Même réalisateur (Lee Wei), même star (Bruce Lee), même producteur et même scénariste (Raymond Chow et Ni Kuang), La Fureur de vaincre a beaucoup en commun avec Big Boss produit un an avant. Les deux films de kung-fu se ressemblent autant sur la forme (la chorégraphie et la mise en scène typique des combats -gros plans, ralentis, sauts au trampoline-) que sur la trame. Sur ce point, dans les deux histoires, une enquête est menée (sur ce que cache l’usine dans Big Boss, sur la réalité concernant la mort de maître Huo dans La Fureur de vaincre), l’action est motivée par la vengeance et jusqu’à la conclusion puisque les deux films se finissent avec Bruce Lee vainqueur de ses adversaires mais arrêté par les inspecteurs de police.

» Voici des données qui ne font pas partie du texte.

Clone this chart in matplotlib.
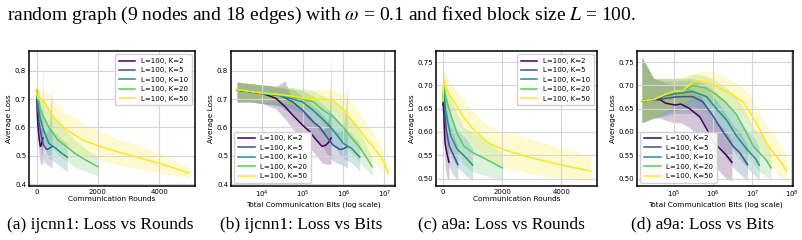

La Fureur de vaincre se distingue par le contexte historique. Tous les coups sont échangés à Shanghai dans les années 1930, à l’époque des concessions étrangères, notamment japonaise ; autant dire que le film, lui, est… sans concession à l’égard des Japonais qui cumulent tous les défauts (vils et sournois, prétentieux et faibles…). La police chinoise marche avec l’occupant et c’est une des raisons qui pousse Chen Zhen à faire justice lui-même. Elle n’est pas la seule. Face à la Chine spoliée, un axe international d’oppresseurs est signalée par la présence du Russe Petrov (Robert Baker), condisciple à l’école japonaise d’arts martiaux.
Si l’on met de côté le racisme ambiant, La Fureur de vaincre se démarque aussi par les déguisements adoptés par Bruce Lee quand il part faire l’espion dans les quartiers japonais ; ces passages sont étonnamment humoristiques alors que l’essentiel du film se veut au premier degré (deuil, vengeance, et gentillette histoire d’amour). Et s’il ne fallait retenir qu’une scène, celle du dojo (reprise par Quentin Tarantino dans Kill Bill, 2003) a marqué suffisamment les esprits pour devenir culte : un contre des dizaines, la tornade Bruce Lee, en poussant le cri aigu de l’animal prêt à attaquer, souffle ses ennemis avec art du mouvement, force et facilité.